One thing which may make this work would be if this move stiumulates more people to actually use the alexa toolbar. An enhance d toolbar would be a lot more valuable then the one now which makes you wonder who’s using it.

 

Actually, the “Web info service” and $0.15/thousand has been around for months. That provides access to the Alexa metadata (e.g. traffic and links).
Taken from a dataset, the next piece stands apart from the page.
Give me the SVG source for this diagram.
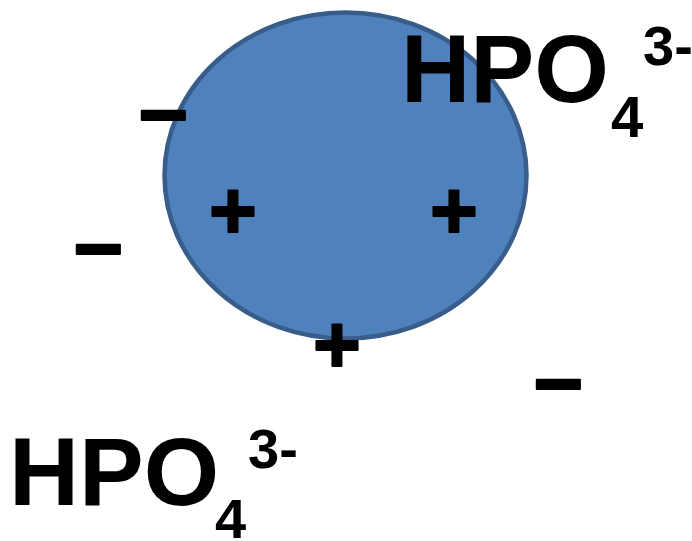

The new service provides access to page contents too (though it’s not clear if pages are updated nearly as often as Google, Yahoo, etc.). Alexa’s new pricing is $1 each for various amounts of disk, CPU time, etc. See http://websearch.alexa.com/docs/price_guide.html

For a skeptical take, see Search Engine Watch: http://blog.searchenginewatch......213-085247

At first glance (I read the Alexa FAQ and such), I’ll throw my hat in on the skeptical side. But, I’m happy to be proven wrong by entrepreneurs who make good use of the new platform!

 

I wrote about this in my blog http://www.simonmcdermott.com in October, as Scott Lawton says it is not really new…But, if it inspires Google and Yahoo to do the same (i.e. offer API access for business + developers for $) it is excellent, it’s very web 2.0 :)

 

This was launched early October as I tested/prototyped it back then. Their API is by no means easy and require advance developer skills to implement.

With that said, I found some of the search results to be extremely irrelevant and disappointing. I don’t know if they got better since October but the web service search results did not reflect the same search results you would see on A9 for a given query.